Penando

Penando

Una nuova legge per scriverci cosa? Le leggi non cancellano il male dalla storia, servono a fissare il confine fra il lecito e l’illecito, punendo gli sconfinamenti. Un orribile omicidio ha non soltanto ricordato che il male esiste, che è radicato nell’animo umano, ma ha anche portato alla luce il vaniloquio di chi si lancia verso l’aumento delle pene e di chi si butta su concetti come prevenzione ed educazione. Oltre al dolore per quella giovane vita rubata si deve avere la forza di guardare in faccia la realtà per quella che è, senza bendarsi di pregiudizi.

Le pene come disincentivo al crimine sono una bufala già da secoli riconosciuta come tale. Gli Stati americani con la maggiore presenza di crimini di sangue sono gli stessi in cui c’è la pena di morte. Da noi il problema non sono le leggi (sempre migliorabili, ma senza l’illusione che basti condannare per lasciar credere di cancellare), semmai la giustizia. Ovvero la capacità di punire tempestivamente. Con particolare attenzione ai così detti piccoli reati, che non soltanto non sono piccoli per chi li subisce ma spesso segnano le tappe di una carriera criminale che prima la si stronca meglio è. Da noi il problema è l’esecuzione della pena, talché non si finisca in vincoli prima del processo e magari se ne esca dopo la condanna e affinché non capiti di leggere che chi ha ucciso esca dalla cella perché è ingrassato. A questo servono edifici carcerari adeguati e civili: a che un giudice non ne faccia uscire il condannato perché malandato.

La responsabilità penale è personale non per amore di una rima, ma perché si punisce chi ha scelto di praticare il male. Se si comincia a dire che quel male si spiega con tare sociali o culturali forse non ci se ne rende conto, ma si alleggerisce la posizione del criminale. Che è colpevole in quanto individuo, non in quanto appartenente a un genere o a una etnia.

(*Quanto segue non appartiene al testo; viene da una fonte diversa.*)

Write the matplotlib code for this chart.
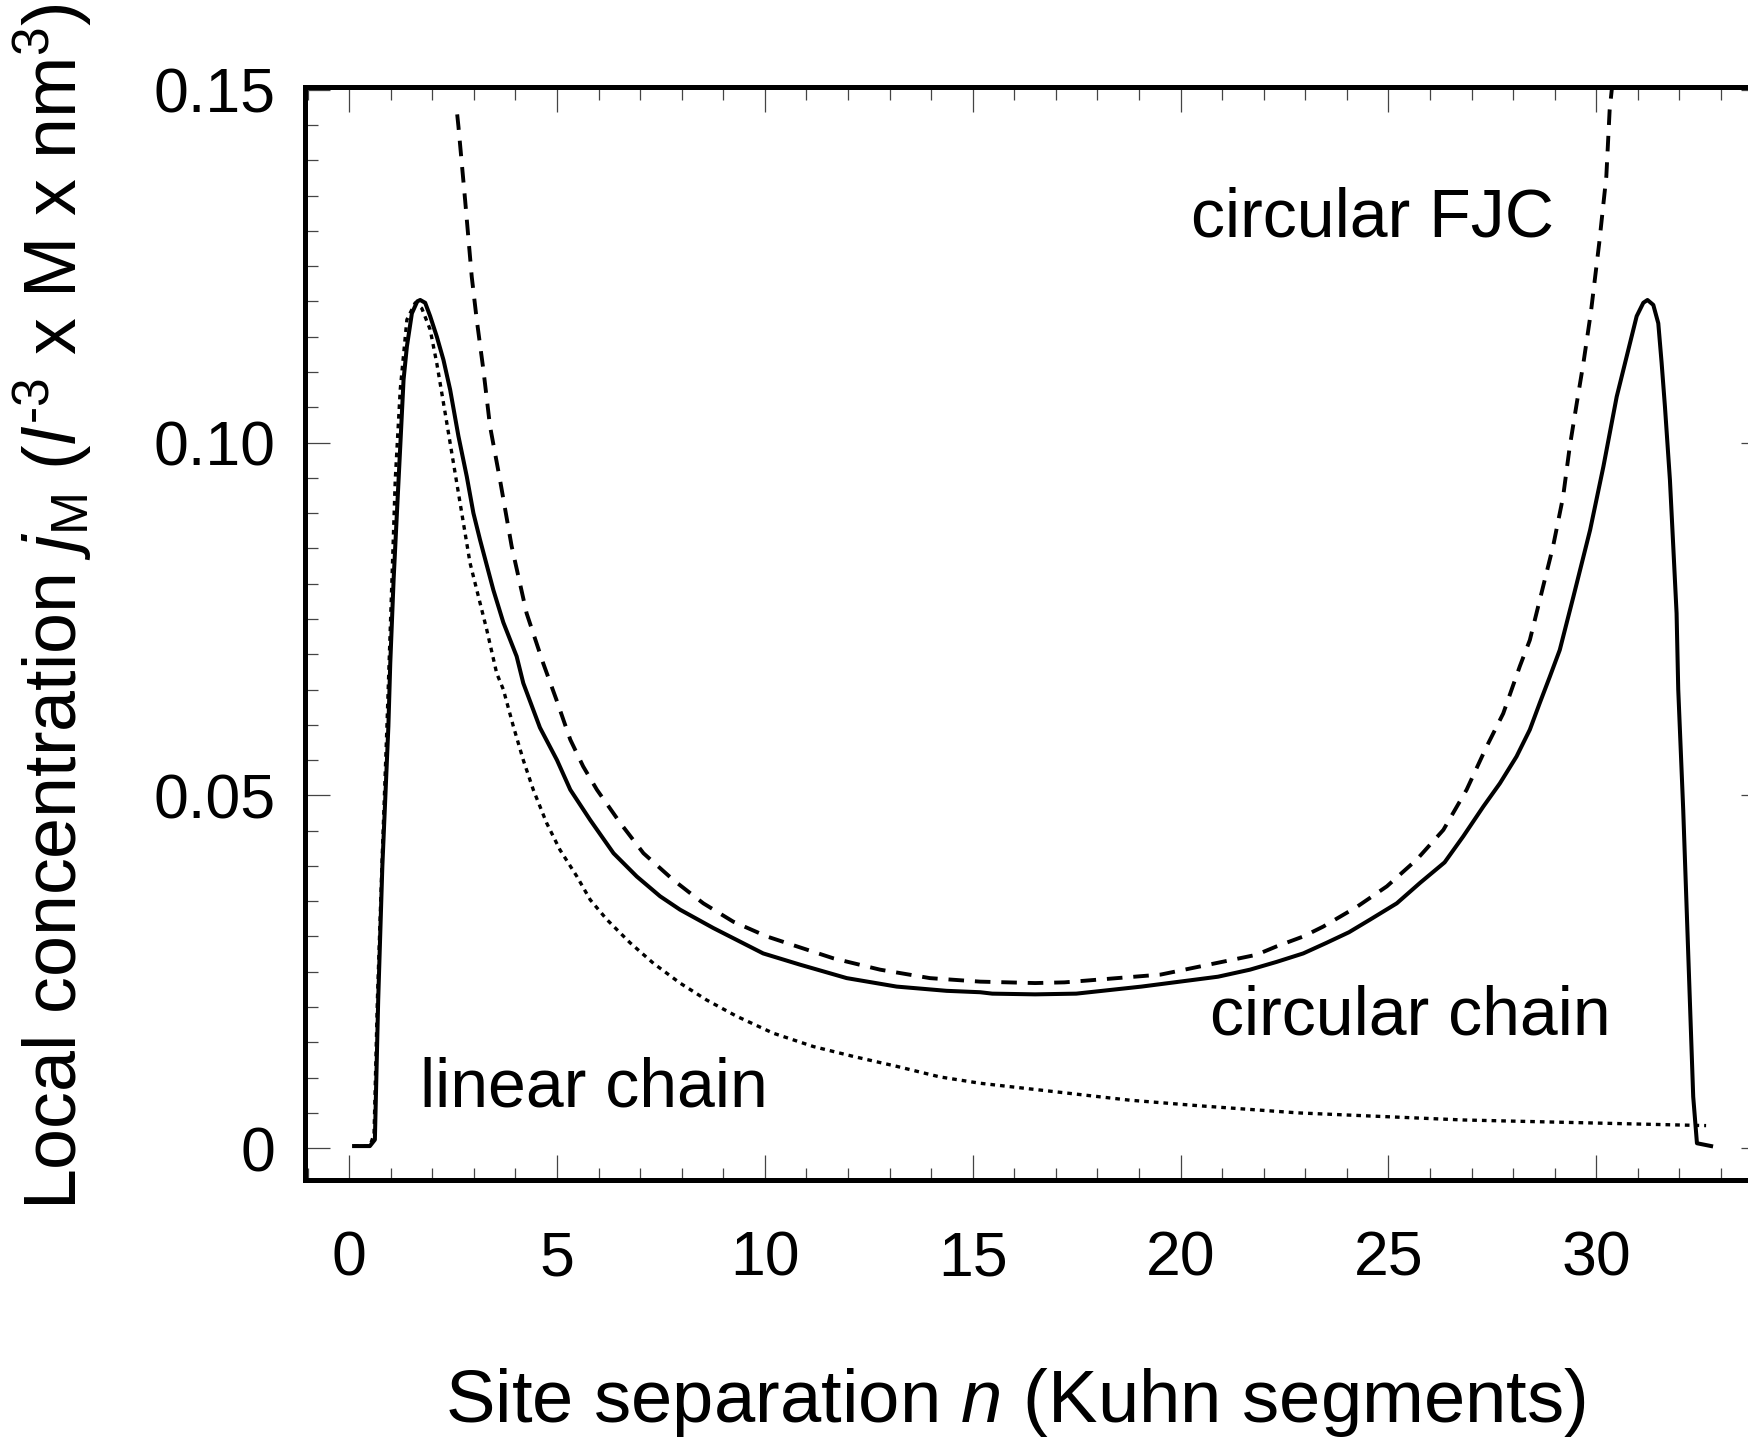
import matplotlib
matplotlib.use("Agg")
import matplotlib.pyplot as plt
from matplotlib.ticker import MultipleLocator, FixedLocator, FixedFormatter

plt.rcParams["font.family"] = ["Liberation Sans", "DejaVu Sans"]
plt.rcParams["mathtext.fontset"] = "custom"
plt.rcParams["mathtext.rm"] = "Liberation Sans"
plt.rcParams["mathtext.it"] = "Liberation Sans:italic"

# circular chain (solid)
circ_n = [0.12, 0.50, 0.62, 0.70, 0.80, 0.945, 0.99, 1.07, 1.15, 1.23, 1.31, 1.39, 1.51, 1.64, 1.71,
          1.83, 1.95, 2.11, 2.27, 2.43, 2.63, 2.83, 2.99, 3.15, 3.47, 3.71, 4.03, 4.19, 4.59,
          5.00, 5.32, 5.80, 6.36, 6.92, 7.48, 7.96, 8.76, 9.56, 9.96, 10.85, 11.97, 13.17,
          14.37, 15.18, 15.47, 16.5, 17.49, 19.06, 20.90, 21.67, 22.31, 22.95, 23.51, 24.05,
          24.56, 25.20, 25.76, 26.35, 26.80, 27.28, 27.68, 28.08, 28.40, 28.64, 28.88, 29.12,
          29.45, 29.85, 30.17, 30.49, 30.89, 30.97, 31.13, 31.23, 31.37, 31.49, 31.57, 31.65,
          31.77, 31.85, 31.93, 31.97, 32.09, 32.33, 32.42, 32.76]
circ_v = [0.0003, 0.0003, 0.0012, 0.021, 0.040, 0.0598, 0.0687, 0.0805, 0.0900, 0.0994, 0.1089, 0.1136, 0.1183, 0.1200, 0.1202,
          0.1198, 0.1179, 0.1150, 0.1117, 0.1075, 0.1009, 0.0952, 0.0900, 0.0862, 0.0791, 0.0745, 0.0697, 0.0659, 0.0596,
          0.0550, 0.0508, 0.0465, 0.0418, 0.0385, 0.0357, 0.0338, 0.0312, 0.0288, 0.0276, 0.0260, 0.0241, 0.0229,
          0.0223, 0.0221, 0.0219, 0.0218, 0.0219, 0.0229, 0.0243, 0.0253, 0.0264, 0.0276, 0.0291, 0.0306,
          0.0324, 0.0347, 0.0376, 0.0405, 0.0442, 0.0484, 0.0517, 0.0555, 0.0593, 0.0631, 0.0668, 0.0706,
          0.0782, 0.0876, 0.0966, 0.1065, 0.1160, 0.1179, 0.1198, 0.1202, 0.1195, 0.1169, 0.1113, 0.1051,
          0.0947, 0.0853, 0.0758, 0.0650, 0.0479, 0.0073, 0.0007, 0.0003]

# circular FJC (dashed)
fjc_n = [2.60, 2.63, 2.79, 2.95, 3.07, 3.23, 3.39, 3.63, 3.91, 4.27, 4.67, 4.99, 5.32, 5.63,
         5.96, 6.52, 7.08, 7.80, 8.52, 9.24, 10.05, 10.77, 11.65, 12.77, 13.97, 15.18, 16.5,
         17.21, 19.52, 21.82, 22.31, 22.95, 23.43, 24.24, 24.96, 25.68, 26.32, 26.88, 27.36,
         27.76, 28.16, 28.40, 28.64, 28.96, 29.20, 29.36, 29.53, 29.69, 29.87, 30.07, 30.24,
         30.32, 30.38]
fjc_v = [0.1465, 0.1448, 0.1344, 0.1235, 0.1174, 0.1103, 0.1023, 0.0947, 0.0853, 0.0758, 0.0687, 0.0635, 0.0579, 0.0541,
         0.0508, 0.0461, 0.0418, 0.0380, 0.0347, 0.0321, 0.0300, 0.0286, 0.0269, 0.0253, 0.0241, 0.0236, 0.0234,
         0.0235, 0.0246, 0.0274, 0.0286, 0.0300, 0.0314, 0.0342, 0.0371, 0.0409, 0.0451, 0.0508, 0.0569,
         0.0616, 0.0683, 0.0720, 0.0777, 0.0853, 0.0923, 0.0994, 0.1056, 0.1113, 0.1185, 0.1283, 0.1377,
         0.1471, 0.1505]

# linear chain (dotted)
lin_n = [0.12, 0.50, 0.60, 0.68, 0.80, 0.91, 1.03, 1.11, 1.23, 1.39, 1.59, 1.75, 1.95, 2.11,
         2.31, 2.51, 2.71, 2.91, 3.11, 3.31, 3.55, 3.71, 3.95, 4.19, 4.43, 4.75, 5.07, 5.48,
         5.80, 6.20, 6.76, 7.32, 7.96, 8.60, 9.32, 10.20, 11.17, 12.13, 13.17, 14.21, 15.18,
         18.78, 20.47, 22.83, 26.79, 32.64]
lin_v = [0.0003, 0.0003, 0.002, 0.021, 0.042, 0.0598, 0.0805, 0.0947, 0.1075, 0.1174, 0.1198, 0.1190, 0.1160, 0.1112,
         0.1042, 0.0971, 0.0900, 0.0829, 0.0782, 0.0735, 0.0673, 0.0650, 0.0598, 0.0550, 0.0508, 0.0461, 0.0423, 0.0385,
         0.0352, 0.0324, 0.0291, 0.0262, 0.0234, 0.0210, 0.0187, 0.0163, 0.0144, 0.0130, 0.0116, 0.0101, 0.0092,
         0.0068, 0.0060, 0.0050, 0.0040, 0.0032]

x_ticks = [0, 5, 10, 15, 20, 25, 30]
y_ticks = [0, 0.05, 0.10, 0.15]
y_tick_labels = ["0", "0.05", "0.10", "0.15"]

fig = plt.figure(figsize=(17.49, 14.43), dpi=100)
ax = fig.add_axes([0.1744, 0.1823, 0.8353, 0.7575])

ax.plot(circ_n, circ_v, color="black", lw=2.9, solid_joinstyle="round")
ax.plot(fjc_n, fjc_v, color="black", lw=2.8, linestyle=(0, (4.0, 2.8)))
ax.plot(lin_n, lin_v, color="black", lw=2.4, linestyle=(0, (1.4, 1.5)))

ax.text(20.25, 0.1292, "circular FJC", fontsize=49, va="baseline")
ax.text(1.71, 0.0059, "linear chain", fontsize=49, va="baseline")
ax.text(20.71, 0.0161, "circular chain", fontsize=49, va="baseline")

ax.set_xlim(-1.06, 34.08)
ax.set_ylim(-0.0045, 0.1504)

ax.xaxis.set_major_locator(FixedLocator(x_ticks))
ax.xaxis.set_minor_locator(MultipleLocator(1))
ax.yaxis.set_major_locator(FixedLocator(y_ticks))
ax.yaxis.set_major_formatter(FixedFormatter(y_tick_labels))
ax.yaxis.set_minor_locator(MultipleLocator(0.005))

ax.tick_params(which="both", direction="in", top=True, right=True, width=0.9, color="#444444")
ax.tick_params(which="major", length=18, labelsize=45)
ax.tick_params(axis="x", which="major", pad=36)
ax.tick_params(axis="y", which="major", pad=21)
ax.tick_params(which="minor", length=9)

for s in ax.spines.values():
    s.set_linewidth(3.6)

ax.set_xlabel("Site separation $n$ (Kuhn segments)", fontsize=53.5, va="baseline")
ax.xaxis.set_label_coords(0.486, -0.2214)
ax.set_ylabel("Local concentration $j_{\\mathrm{M}}$ ($l^{\\text{-3}}$ x M x nm$^{3}$)", fontsize=53, va="baseline")
ax.yaxis.set_label_coords(-0.156, 0.525)

fig.savefig("out.png", dpi=100)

L’educazione conta, eccome se conta. Ma cos’è l’educazione? Non certo il pistolotto settimanale sul rispetto e sulla bontà. Serve a nulla. L’educazione è trasmettere la capacità di dominare e coartare i propri istinti naturali: se desideri molto una cosa non è un buon motivo per prenderla, se molto la detesti non è un buon motivo per cancellarla. L’educazione non è la sola conoscenza dei diritti, ma la pratica dei doveri. Per questo servono cultura, letteratura, filosofia, storia, capacità di ragionamento analitico, geometrico, matematico. Serve la scuola seria, non la testimonianza di passaggio. Serve insegnare a fare i conti con le sconfitte, con le umiliazioni e con il dolore, non cancellare i voti onde evitare che qualcuno li prenda male.

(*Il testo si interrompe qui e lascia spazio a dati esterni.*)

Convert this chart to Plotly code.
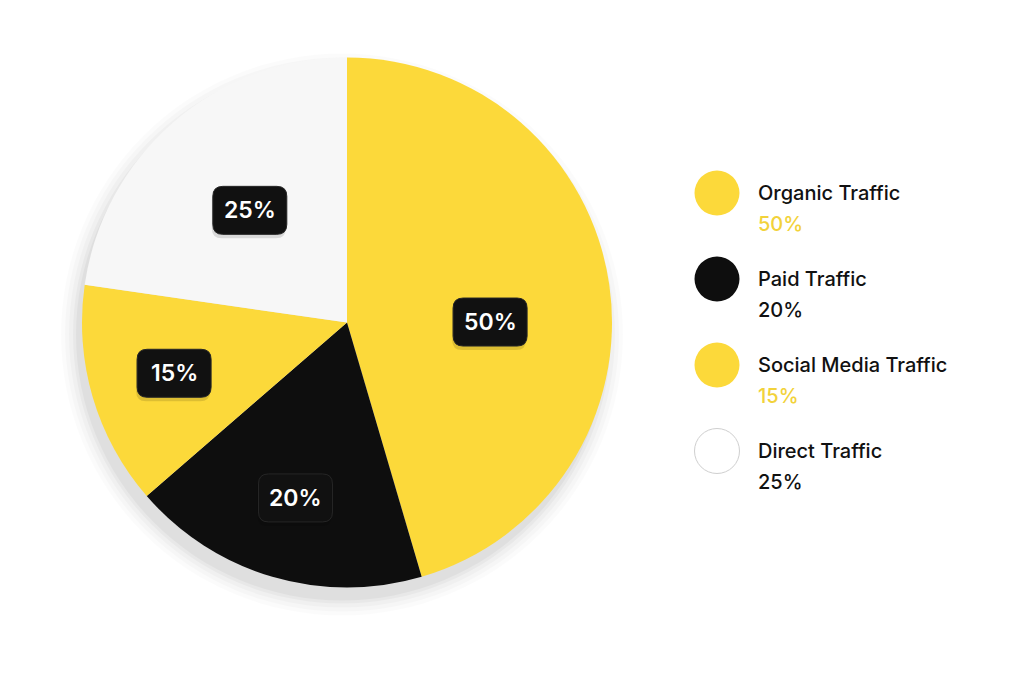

Se si vuole che ci sia più coscienza collettiva, capace di riconoscere il male, occorre non metterla fuori strada. È irritante leggere i numeri relativi alle donne ammazzate messi in relazione con questo o quel governo. Che sia per condannarli o incensarli è senza senso, perché i governi non c’entrano nulla. È vero che in Italia ci sono meno donne ammazzate della media europea e meno che nei Paesi del Nord Europa ed è vero che diminuiscono (troppo lentamente). Il dato non dev’essere nascosto (noi gli dedicammo uno specifico approfondimento) ma deve essere capito. Perché se la causa fosse il “patriarcato” ne deriverebbe che ce n’è di meno in Italia e in Spagna rispetto ad altri Paesi europei. Quel numero non deve servire a consolare – che anche una sola persona morta ammazzata è già troppo – ma a evitare di abboccare a spiegazioni tanto facili da non spiegare niente.

Una società aperta e paritaria, non soltanto per genere, è una società più esposta ai pericoli che l’esistenza del male comporta. Non è un buon motivo per rinunciare all’apertura, ma per capire che la libertà ha bisogno di responsabilità. Collettiva e individuale. Non serve scriverlo in una legge, serve praticarlo. Specie se si fa politica, se si ha un ruolo pubblico. Specie se si hanno dei figli. Si chiama “esempio”. È penando la fatica della libertà che si migliora il mondo in cui si vive.